The peace agreement signed by the Union government and the Nationalist Socialist Council of Nagaland (Isak-Muivah) on Monday is significant because it offers an unprecedented opportunity to put an end to the country’s oldest insurgency. Negotiations have been held for decades to reach an agreement. The details of the present agreement have not been revealed to the public. It is considered to be a framework agreement on general principles and may not contain specific points of accord, which may have to be worked out on the basis of consultations in future. But two important issues which have been the most contentious of the Naga rebels’ demands, seem to have been resolved. One was the demand for sovereignty which could not even be considered by the Indian state. The second was the demand for a Greater Nagaland consisting of the present state and Naga-dominated areas in neighbouring states. This also could not have been accepted, as it would invite protests and unrest in other states. A measure of autonomy for the Naga areas in these states has been proposed in the past but the governments of these states will have to be taken on board on it.
The NSCN (Isak-Muivah) is the strongest of the Naga rebel groups.
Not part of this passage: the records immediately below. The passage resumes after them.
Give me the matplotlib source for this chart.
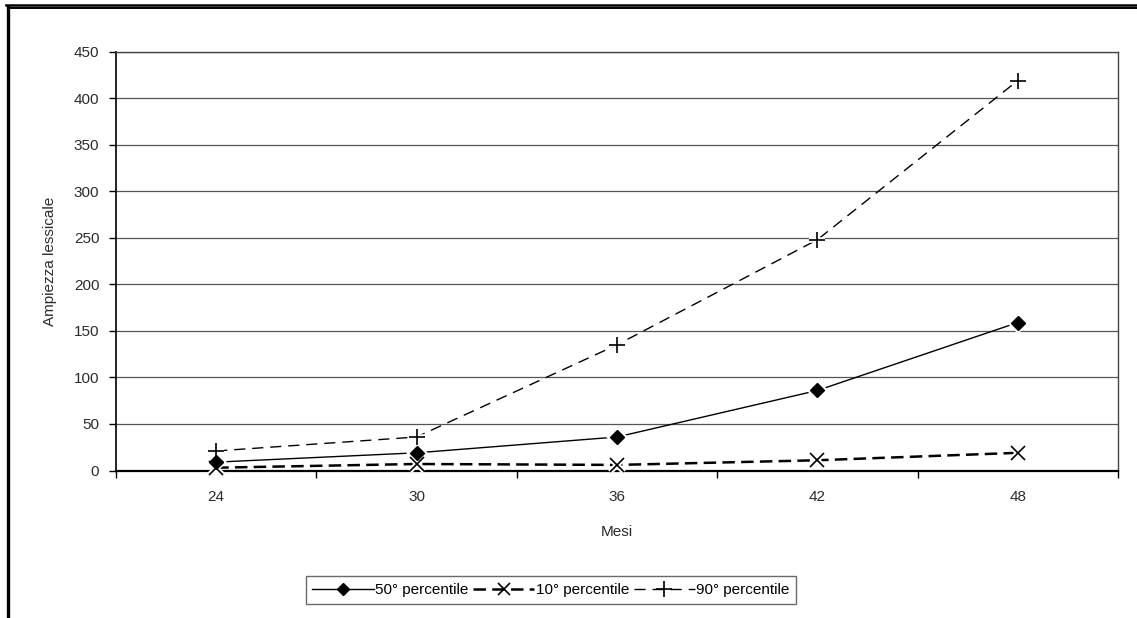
import matplotlib
matplotlib.use("Agg")
import matplotlib.pyplot as plt
from matplotlib.lines import Line2D

months = ["24", "30", "36", "42", "48"]
p50 = [9, 19, 36, 86, 159]
p10 = [3, 7, 6, 11, 19]
p90 = [21, 36, 135, 248, 419]
yticks = [0, 50, 100, 150, 200, 250, 300, 350, 400, 450]
labels = ["50° percentile", "10° percentile", "90° percentile"]

plt.rcParams['font.family'] = ['Liberation Sans', 'DejaVu Sans']
TXT = '#2b2b2b'

W, H = 1137, 618
fig = plt.figure(figsize=(W / 100, H / 100), dpi=100)
ax = fig.add_axes([116 / W, 1 - 470.5 / H, (1118 - 116) / W, (470.5 - 51.7) / H])

x = list(range(len(months)))
styles = [
    dict(ls='-', lw=1.0, marker='D', ms=7, mew=1.0),
    dict(ls=(0, (5, 2.5)), lw=1.8, marker='x', ms=10, mew=1.2),
    dict(ls=(0, (8, 5)), lw=1.0, marker='+', ms=12, mew=1.2),
]
handles = []
for y, st, lab in zip([p50, p10, p90], styles, labels):
    ax.plot(x, y, color='black', ls=st['ls'], lw=st['lw'], zorder=3, clip_on=False)
    ax.plot(x, y, ls='none', marker=st['marker'], ms=st['ms'], mew=4,
            color='white', mec='white', zorder=4, clip_on=False)
    ax.plot(x, y, ls='none', marker=st['marker'], ms=st['ms'], mew=st['mew'],
            color='black', zorder=5, clip_on=False)
    handles.append(Line2D([], [], color='black', ls=st['ls'], lw=st['lw'],
                          marker=st['marker'], ms=st['ms'] - 1, mew=st['mew'], label=lab))

ax.set_xlim(-0.5, len(months) - 0.5)
ax.set_ylim(0, 450)
ax.set_yticks(yticks)
ax.set_xticks(x)
ax.set_xticklabels(months)
ax.set_xticks([i - 0.5 for i in range(len(months) + 1)], minor=True)
ax.tick_params(axis='x', which='major', length=0, pad=14, labelsize=11, colors=TXT)
ax.tick_params(axis='x', which='minor', length=5, width=1, color='black')
ax.tick_params(axis='y', length=5, width=1, labelsize=11, pad=7, colors=TXT)
ax.tick_params(axis='y', color='black')
ax.yaxis.grid(True, color='#555555', lw=0.9)
ax.set_axisbelow(True)
for s in ['top', 'right']:
    ax.spines[s].set_color('#444444')
    ax.spines[s].set_linewidth(1.0)
ax.spines['left'].set_color('black')
ax.spines['left'].set_linewidth(1.2)
ax.spines['bottom'].set_color('black')
ax.spines['bottom'].set_linewidth(1.6)

ax.set_xlabel('Mesi', fontsize=11, labelpad=15, color=TXT)
ax.set_ylabel('Ampiezza lessicale', fontsize=11, labelpad=12, color=TXT)

leg = fig.legend(handles=handles, loc='center', bbox_to_anchor=(551 / W, 1 - 590 / H),
                 ncol=3, frameon=True, fancybox=False, edgecolor='#444444', fontsize=11,
                 handlelength=4.0, handletextpad=0.1, columnspacing=0.3,
                 borderpad=0.45, borderaxespad=0)
leg.get_frame().set_linewidth(1.0)

# outer frame
fig.add_artist(Line2D([6 / W, 1], [1 - 5 / H, 1 - 5 / H], color='black', lw=1.8,
                      transform=fig.transFigure))
fig.add_artist(Line2D([9 / W, 1], [1 - 8.3 / H, 1 - 8.3 / H], color='black', lw=1.4,
                      transform=fig.transFigure))
fig.add_artist(Line2D([7.5 / W, 7.5 / W], [1 - 7 / H, 0], color='black', lw=2.4,
                      transform=fig.transFigure))

fig.savefig("out.png", dpi=100)
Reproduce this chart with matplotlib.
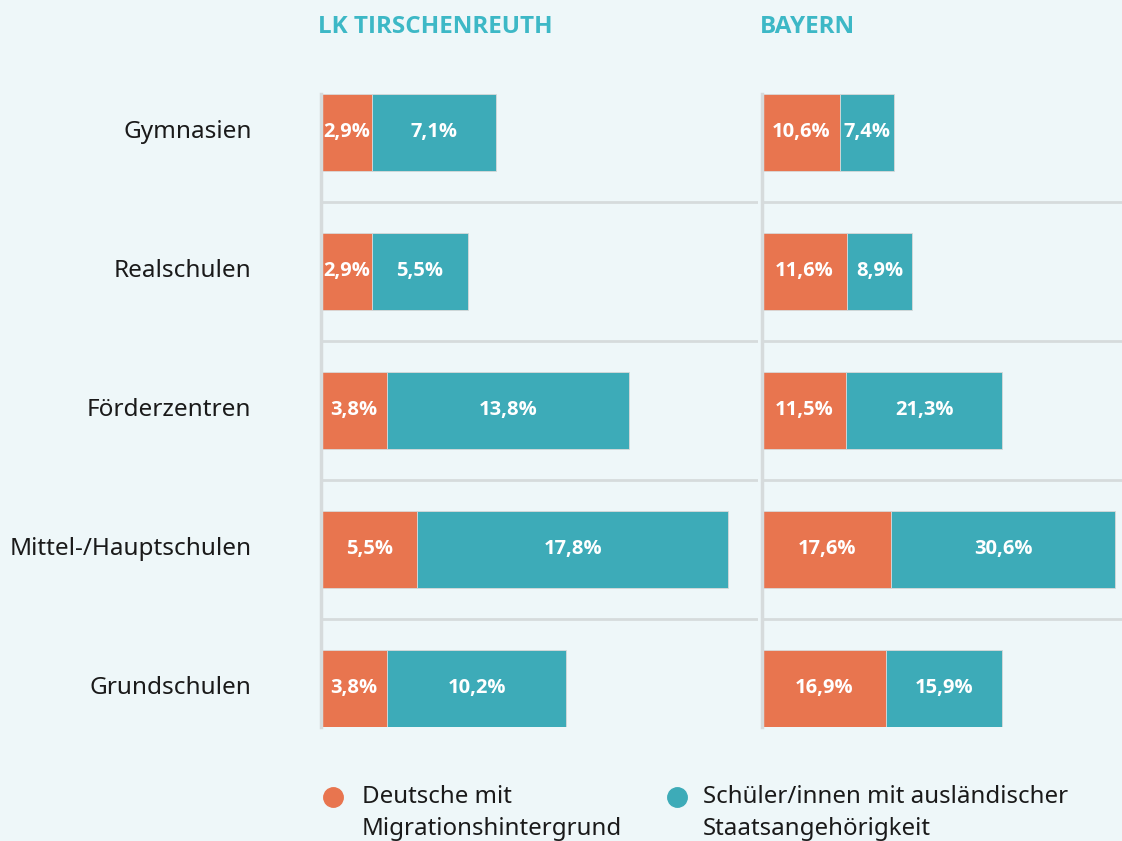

Other groups like the NSCN (Khaplang) faction have not recognised and accepted the agreement. They will also have to be made part of the deal if it is to have the best and most positive impact on the ground. The NSCN (K) had disowned its ceasefire agreement and recently staged a major attack on the security forces which necessitated a counter-attack on its bases in Myanmar. It should also be noted that the Shillong accord of 1975 with the then leadership of the Naga rebels unravelled later. The constitutional and political arrangements needed to protect the cultural identity of the Nagas, envisioned in the agreement, will have to be made acceptable to the wider society in the state and outside. Importantly, there also need to be provisions for decommissioning of the rebel militias. All this will call for much more groundwork. Only when the agreement is fine-tuned and implemented well can it be called a historic event for the country and the North East.
Such groundwork will hopefully be done and the agreement will lead to lasting peace in Nagaland and in the North East. The entire region has paid a heavy price for the violence and unsettled conditions created by insurgency. That is why it has been unable to realise its potential. The opportunity presented now by the agreement should not be wasted.